WHAT IS EXPECTED: Starting at the first line of the listing below, repeat each line exactly until the line containing "1200, 1400, 1600];", which you include. Leave out pictures.

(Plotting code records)
▶

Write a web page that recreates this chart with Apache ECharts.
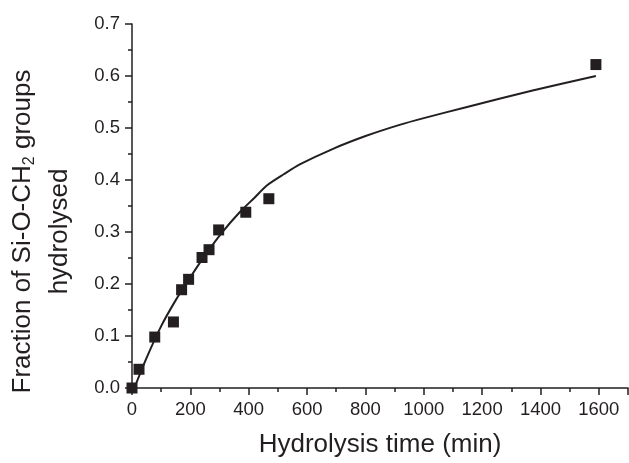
<!DOCTYPE html>
<html>
<head>
<meta charset="utf-8">
<script src="https://cdn.jsdelivr.net/npm/echarts@6/dist/echarts.min.js"></script>
<style>html,body{margin:0;padding:0;background:#fff}#c{width:629px;height:463px}</style>
</head>
<body>
<div id="c"></div>
<script>
// Measured data points (time in min, fraction hydrolysed)
var pointTimes = [0, 24, 78, 142, 170, 194, 240, 264, 297, 390, 469, 1590];
var pointValues = [0.000, 0.036, 0.098, 0.127, 0.189, 0.209, 0.251, 0.266, 0.304, 0.338, 0.364, 0.622];
// Fitted curve
var fitTimes = [8, 50, 100, 150, 200, 250, 307, 369, 420, 461, 520, 575, 689, 803, 917, 1000, 1145, 1373, 1590];
var fitValues = [0.000, 0.058, 0.119, 0.169, 0.213, 0.255, 0.298, 0.338, 0.366, 0.389, 0.411, 0.430, 0.460, 0.485, 0.506, 0.519, 0.540, 0.572, 0.600];
var yTicks = [0, 0.1, 0.2, 0.3, 0.4, 0.5, 0.6, 0.7];
var xTicks = [0, 200, 400, 600, 800, 1000, 1200, 1400, 1600];

var pts = pointTimes.map(function (t, i) { return [t, pointValues[i]]; });
var fit = fitTimes.map(function (t, i) { return [t, fitValues[i]]; });
var ink = '#231f20';
var font = '"Liberation Sans", Arial, sans-serif';

var chart = echarts.init(document.getElementById('c'));
chart.setOption({
  backgroundColor: '#fff',
  animation: false,
  grid: { left: 132, right: 1, top: 24, bottom: 72, containLabel: false },
  xAxis: {
    type: 'value', min: 0, max: 1700, interval: 200,
    axisLine: { show: true, lineStyle: { color: ink, width: 1.5 } },
    axisTick: { show: true, length: 7, lineStyle: { color: ink, width: 1.5 } },
    minorTick: { show: true, splitNumber: 2, length: 4, lineStyle: { color: ink, width: 1.5 } },
    splitLine: { show: false },
    axisLabel: { showMaxLabel: false, color: ink, fontSize: 18.5, fontFamily: font, margin: 12,
      formatter: function (v) { return String(v); } },
    name: 'Hydrolysis time (min)', nameLocation: 'middle', nameGap: 44,
    nameTextStyle: { color: ink, fontSize: 26, fontFamily: font }
  },
  yAxis: {
    type: 'value', min: 0, max: 0.7, interval: 0.1,
    axisLine: { show: true, lineStyle: { color: ink, width: 1.5 } },
    axisTick: { show: true, length: 7, lineStyle: { color: ink, width: 1.5 } },
    minorTick: { show: true, splitNumber: 2, length: 4, lineStyle: { color: ink, width: 1.5 } },
    splitLine: { show: false },
    axisLabel: { color: ink, fontSize: 18.5, fontFamily: font, margin: 12,
      formatter: function (v) { return v.toFixed(1); } }
  },
  graphic: [
    {
      type: 'text', left: 10, top: 'middle', rotation: Math.PI / 2,
      style: {
        text: '{n|Fraction of Si-O-CH}{s|2}{n| groups}',
        rich: {
          n: { fontSize: 26, fontFamily: font, fill: ink },
          s: { fontSize: 16, fontFamily: font, fill: ink, padding: [14, 0, 0, 0] }
        }
      }
    },
    {
      type: 'text', left: 47, top: 'middle', rotation: Math.PI / 2,
      style: { text: 'hydrolysed', fontSize: 26, fontFamily: font, fill: ink }
    }
  ],
  series: [
    {
      type: 'line', data: fit, smooth: 0.25, showSymbol: false, symbol: 'none',
      lineStyle: { color: ink, width: 2 }, z: 2
    },
    {
      type: 'scatter', data: pts, symbol: 'rect', symbolSize: 11,
      itemStyle: { color: ink, opacity: 1 }, z: 3
    }
  ]
});
</script>
</body>
</html>
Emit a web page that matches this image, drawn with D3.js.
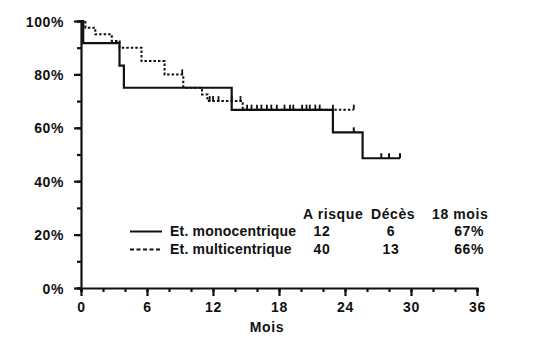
<!DOCTYPE html>
<html>
<head>
<meta charset="utf-8">
<script src="https://cdn.jsdelivr.net/npm/d3@7"></script>
<style>
  body { margin: 0; background: #fff; }
  svg text { font-family: "Liberation Sans", Arial, sans-serif; font-weight: bold; fill: #111; letter-spacing: 0.6px; }
</style>
</head>
<body>
<svg id="chart" width="541" height="354"></svg>
<script>
// Kaplan-Meier steps, months / survival %
const monoTimes = [0, 0.2, 3.5, 3.9, 13.7, 22.9, 25.6];
const monoSurv = [100, 91.7, 83.3, 75, 66.7, 58.3, 48.6];
const monoEnd = 29;
const monoCensor = [24.8, 27.3, 28, 29];

const multiTimes = [0, 0.4, 1.3, 2.8, 3.5, 5.5, 7.6, 9.3, 11.0, 11.5, 14.7];
const multiSurv = [100, 97.5, 95, 92.5, 90, 85, 80, 75, 72.5, 70, 66.8];
const multiEnd = 24.8;
const multiCensor = [9.2, 11.7, 12, 12.5, 13.7, 14.5, 15.1, 15.5, 16, 16.4, 16.9, 17.3, 17.8,
  18.5, 19, 19.3, 20.1, 20.5, 20.8, 21.3, 21.7, 22.9, 24.8];

const xTicks = [0, 6, 12, 18, 24, 30, 36];
const yTicks = [0, 20, 40, 60, 80, 100];

const seriesNames = ["Et. monocentrique", "Et. multicentrique"];
const tableHeader = ["A risque", "Décès", "18 mois"];
const atRisk = [12, 40];
const deaths = [6, 13];
const at18 = ["67%", "66%"];

const svg = d3.select("#chart");
const x = d3.scaleLinear().domain([0, 36]).range([81, 477]);
const y = d3.scaleLinear().domain([0, 100]).range([288, 21]);

// axes
const xAxisMinor = d3.axisBottom(x).tickValues(d3.range(0, 37, 2)).tickSize(4).tickFormat("");
const xAxis = d3.axisBottom(x).tickValues(xTicks).tickSize(8).tickPadding(6).tickFormat(d => d);
const yAxisMinor = d3.axisLeft(y).tickValues(d3.range(0, 101, 10)).tickSize(4).tickFormat("");
const yAxis = d3.axisLeft(y).tickValues(yTicks).tickSize(7).tickPadding(10).tickFormat(d => d + "%");

function styleAxis(g) {
  g.selectAll("path.domain").attr("stroke", "#111").attr("stroke-width", 2.2);
  g.selectAll(".tick line").attr("stroke", "#111").attr("stroke-width", 2.2);
  g.selectAll(".tick text").attr("font-size", 14).attr("font-family", "Liberation Sans, Arial")
    .attr("font-weight", "bold").attr("fill", "#111");
}
svg.append("g").attr("transform", "translate(0,288)").call(xAxisMinor).call(styleAxis);
svg.append("g").attr("transform", "translate(0,288)").call(xAxis).call(styleAxis)
  .call(g => g.select(".domain").remove());
svg.append("g").attr("transform", "translate(81,0)").call(yAxisMinor).call(styleAxis);
svg.append("g").attr("transform", "translate(81,0)").call(yAxis).call(styleAxis)
  .call(g => g.select(".domain").remove())
  .call(g => g.selectAll(".tick text").attr("dy", "0.36em"));

svg.append("text").attr("x", 267).attr("y", 332).attr("text-anchor", "middle")
  .attr("font-size", 14).text("Mois");

// curves
const line = d3.line().x(d => x(d[0])).y(d => y(d[1])).curve(d3.curveStepAfter);
function stepData(times, surv, end) {
  const pts = times.map((t, i) => [t, surv[i]]);
  pts.push([end, surv[surv.length - 1]]);
  return pts;
}
function survAt(times, surv, t) {
  let s = surv[0];
  times.forEach((tt, i) => { if (tt <= t) s = surv[i]; });
  return s;
}

svg.append("path").datum(stepData(multiTimes, multiSurv, multiEnd))
  .attr("fill", "none").attr("stroke", "#111").attr("stroke-width", 2)
  .attr("stroke-dasharray", "2.5,2").attr("d", line);
svg.append("g").selectAll("line").data(multiCensor).join("line")
  .attr("x1", d => x(d)).attr("x2", d => x(d))
  .attr("y1", d => y(survAt(multiTimes, multiSurv, d)))
  .attr("y2", d => y(survAt(multiTimes, multiSurv, d)) - 5)
  .attr("stroke", "#111").attr("stroke-width", 1.8);

svg.append("path").datum(stepData(monoTimes, monoSurv, monoEnd))
  .attr("fill", "none").attr("stroke", "#111").attr("stroke-width", 2.2).attr("d", line);
svg.append("g").selectAll("line").data(monoCensor).join("line")
  .attr("x1", d => x(d)).attr("x2", d => x(d))
  .attr("y1", d => y(survAt(monoTimes, monoSurv, d)))
  .attr("y2", d => y(survAt(monoTimes, monoSurv, d)) - 5)
  .attr("stroke", "#111").attr("stroke-width", 2);

// legend + table
const rowsY = [236, 254];
const leg = svg.append("g");
leg.selectAll("line").data(rowsY).join("line")
  .attr("x1", 130).attr("x2", 162)
  .attr("y1", d => d - 4.5).attr("y2", d => d - 4.5)
  .attr("stroke", "#111").attr("stroke-width", 2)
  .attr("stroke-dasharray", (d, i) => i ? "4,2.5" : null);
leg.selectAll("text.name").data(seriesNames).join("text").attr("class", "name")
  .attr("x", 170).attr("y", (d, i) => rowsY[i]).attr("font-size", 14)
  .style("letter-spacing", "0.2px").text(d => d);

const headX = [303, 371, 432];
leg.selectAll("text.head").data(tableHeader).join("text").attr("class", "head")
  .attr("x", (d, i) => headX[i]).attr("y", 219).attr("font-size", 14).text(d => d);
leg.selectAll("text.risk").data(atRisk).join("text").attr("class", "risk")
  .attr("x", 322).attr("y", (d, i) => rowsY[i]).attr("text-anchor", "middle")
  .attr("font-size", 14).text(d => d);
leg.selectAll("text.dc").data(deaths).join("text").attr("class", "dc")
  .attr("x", 391).attr("y", (d, i) => rowsY[i]).attr("text-anchor", "middle")
  .attr("font-size", 14).text(d => d);
leg.selectAll("text.p18").data(at18).join("text").attr("class", "p18")
  .attr("x", 484).attr("y", (d, i) => rowsY[i]).attr("text-anchor", "end")
  .attr("font-size", 14).text(d => d);
</script>
</body>
</html>
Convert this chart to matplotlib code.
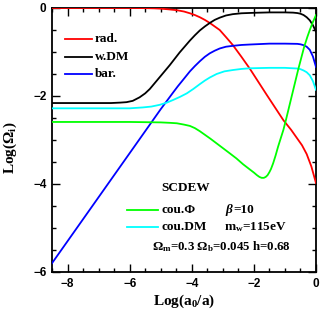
import matplotlib
matplotlib.use("Agg")
import matplotlib.pyplot as plt
from matplotlib.ticker import MultipleLocator

plt.rcParams['mathtext.fontset'] = 'custom'
plt.rcParams['mathtext.rm'] = 'Liberation Serif:bold'
plt.rcParams['mathtext.it'] = 'Liberation Serif:bold:italic'
plt.rcParams['mathtext.bf'] = 'Liberation Serif:bold'

# ---- data ----
rad_x = [-8.5, -6.0, -5.5, -5.2, -5.0, -4.75, -4.48, -4.25, -4.06, -3.9, -3.74, -3.58, -3.42,
         -3.26, -3.1, -2.9, -2.68, -2.4, -2.13, -1.59, -1.05, -0.8, -0.62, -0.45, -0.3, -0.15, 0.0]
rad_y = [0.0, 0.0, -0.003, -0.008, -0.015, -0.03, -0.05, -0.08, -0.12, -0.16, -0.21, -0.27, -0.34,
         -0.42, -0.5, -0.66, -0.84, -1.11, -1.38, -1.97, -2.55, -2.77, -2.95, -3.12, -3.32, -3.6, -3.98]

wdm_x = [-8.5, -6.6, -6.3, -6.1, -5.9, -5.68, -5.5, -5.35, -5.03, -4.71, -4.39, -4.06, -3.9,
         -3.74, -3.58, -3.42, -3.26, -3.1, -2.9, -2.68, -2.4, -2.03, -1.5, -1.0, -0.74, -0.6,
         -0.5, -0.4, -0.3, -0.2, -0.1, 0.0]
wdm_y = [-2.16, -2.16, -2.15, -2.14, -2.11, -2.03, -1.94, -1.84, -1.57, -1.3, -1.01, -0.74, -0.62,
         -0.51, -0.42, -0.34, -0.27, -0.22, -0.17, -0.14, -0.12, -0.11, -0.1, -0.1, -0.105, -0.115,
         -0.13, -0.16, -0.21, -0.28, -0.39, -0.54]

bar_x = [-8.5, -6.0, -5.0, -4.8, -4.6, -4.45, -4.3, -4.06, -3.9, -3.74, -3.58, -3.42, -3.26,
         -3.1, -2.9, -2.68, -2.4, -2.13, -1.5, -1.0, -0.6, -0.5, -0.4, -0.3, -0.2, -0.1, 0.0]
bar_y = [-5.8, -3.3, -2.3, -2.11, -1.92, -1.78, -1.65, -1.44, -1.32, -1.21, -1.11, -1.03, -0.97,
         -0.92, -0.88, -0.86, -0.84, -0.83, -0.81, -0.81, -0.815, -0.825, -0.845, -0.88, -0.95,
         -1.1, -1.34]

cdm_x = [-8.5, -6.0, -5.58, -5.3, -5.03, -4.8, -4.6, -4.38, -4.16, -3.95, -3.74, -3.58, -3.42,
         -3.2, -2.95, -2.68, -2.4, -2.13, -1.5, -1.0, -0.61, -0.5, -0.4, -0.3, -0.2, -0.1, 0.0]
cdm_y = [-2.28, -2.28, -2.26, -2.24, -2.2, -2.15, -2.09, -2.02, -1.94, -1.84, -1.73, -1.65, -1.58,
         -1.5, -1.44, -1.41, -1.385, -1.37, -1.36, -1.36, -1.375, -1.39, -1.42, -1.46, -1.53,
         -1.66, -1.86]

cphi_x = [-8.5, -6.0, -5.0, -4.7, -4.48, -4.25, -4.06, -3.9, -3.74, -3.58, -3.4, -3.1, -2.8,
          -2.56, -2.35, -2.13, -2.0, -1.9, -1.82, -1.75, -1.68, -1.62, -1.56, -1.5, -1.45,
          -1.38, -1.3, -1.22, -1.05, -0.97, -0.77, -0.57, -0.38, -0.28, -0.2, -0.1, 0.0]
cphi_y = [-2.59, -2.59, -2.6, -2.61, -2.62, -2.65, -2.68, -2.73, -2.8, -2.88, -2.97, -3.13, -3.29,
          -3.42, -3.55, -3.67, -3.74, -3.8, -3.84, -3.86, -3.86, -3.84, -3.8, -3.73, -3.66,
          -3.53, -3.35, -3.15, -2.77, -2.55, -1.97, -1.39, -0.88, -0.66, -0.5, -0.32, -0.16]

x_ticks = [-8, -6, -4, -2, 0]
y_ticks = [-6, -4, -2, 0]

W, H = 327, 313
fig = plt.figure(figsize=(W / 100, H / 100), dpi=100)
ax = fig.add_axes([52 / W, 1 - 272 / H, (316 - 52) / W, (272 - 8) / H])

lw = 1.3
ax.plot(rad_x, rad_y, color='#ff0000', lw=lw, zorder=3)
ax.plot(wdm_x, wdm_y, color='black', lw=lw, zorder=3)
ax.plot(bar_x, bar_y, color='#0000ff', lw=lw, zorder=3)
ax.plot(cdm_x, cdm_y, color='#00ffff', lw=lw, zorder=3)
ax.plot(cphi_x, cphi_y, color='#00ff00', lw=lw, zorder=3)

ax.set_xlim(-8.5, 0)
ax.set_ylim(-6, 0)
ax.set_xticks(x_ticks)
ax.set_yticks(y_ticks)
ax.xaxis.set_minor_locator(MultipleLocator(0.5))
ax.yaxis.set_minor_locator(MultipleLocator(0.5))
ax.tick_params(which='both', direction='in', top=True, right=True, width=1.0)
ax.tick_params(which='major', length=6, pad=4)
ax.tick_params(which='minor', length=3)
for s in ax.spines.values():
    s.set_linewidth(1.3)

tick_font = dict(family='Liberation Sans', weight='bold', size=8.5)
ax.set_xticklabels([('\u2212%d' % -v) if v < 0 else '%d' % v for v in x_ticks], **tick_font)
ax.set_yticklabels([('\u2212%d' % -v) if v < 0 else '%d' % v for v in y_ticks], **tick_font)

serif = dict(family='Liberation Serif', weight='bold')

def px(x, y):
    return x / W, 1 - y / H

fig.text(*px(184, 301), r'Log(a$_\mathrm{0}$/a)', ha='center', va='center', size=11, **serif)
fig.text(*px(10, 148), r'Log($\Omega_\mathrm{i}$)', ha='center', va='center', size=11,
         rotation=90, **serif)

# upper legend
leg = [('rad.', '#ff0000', 39), ('w.DM', 'black', 57), ('bar.', '#0000ff', 74)]
for lab, col, yy in leg:
    fig.add_artist(plt.Line2D([65 / W, 92 / W], [1 - yy / H, 1 - yy / H], color=col, lw=lw))
    fig.text(*px(95, yy), lab, ha='left', va='center', size=9.5, **serif)

# lower legend / annotation
fig.text(*px(161, 188), 'SCDEW', ha='left', va='center', size=9.5, **serif)
leg2 = [('cou.\u03a6', '#00ff00', 210), ('cou.DM', '#00ffff', 227)]
for lab, col, yy in leg2:
    fig.add_artist(plt.Line2D([127 / W, 158 / W], [1 - yy / H, 1 - yy / H], color=col, lw=lw))
    fig.text(*px(161, yy), lab, ha='left', va='center', size=9.5, **serif)
fig.text(*px(225, 210), '\u03b2', ha='left', va='center', size=9.5, style='italic', **serif)
fig.text(*px(233, 210), '=10', ha='left', va='center', size=9.5, **serif)
fig.text(*px(224, 227), r'm$_\mathrm{w}$=115eV', ha='left', va='center', size=9.5, **serif)
fig.text(*px(152, 247), r'$\Omega_\mathrm{m}$=0.3 $\Omega_\mathrm{b}$=0.045 h=0.68',
         ha='left', va='center', size=9.3, **serif)

fig.savefig('out.png', dpi=100)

◀

TASK RESPONSE:
Write a web page that recreates this chart with Apache ECharts.
<!DOCTYPE html>
<html>
<head>
<meta charset="utf-8">
<script src="https://cdn.jsdelivr.net/npm/echarts@6/dist/echarts.min.js"></script>
<style>html,body{margin:0;padding:0;background:#fff}#c{width:629px;height:463px}</style>
</head>
<body>
<div id="c"></div>
<script>
// Measured data points (time in min, fraction hydrolysed)
var pointTimes = [0, 24, 78, 142, 170, 194, 240, 264, 297, 390, 469, 1590];
var pointValues = [0.000, 0.036, 0.098, 0.127, 0.189, 0.209, 0.251, 0.266, 0.304, 0.338, 0.364, 0.622];
// Fitted curve
var fitTimes = [8, 50, 100, 150, 200, 250, 307, 369, 420, 461, 520, 575, 689, 803, 917, 1000, 1145, 1373, 1590];
var fitValues = [0.000, 0.058, 0.119, 0.169, 0.213, 0.255, 0.298, 0.338, 0.366, 0.389, 0.411, 0.430, 0.460, 0.485, 0.506, 0.519, 0.540, 0.572, 0.600];
var yTicks = [0, 0.1, 0.2, 0.3, 0.4, 0.5, 0.6, 0.7];
var xTicks = [0, 200, 400, 600, 800, 1000, 1200, 1400, 1600];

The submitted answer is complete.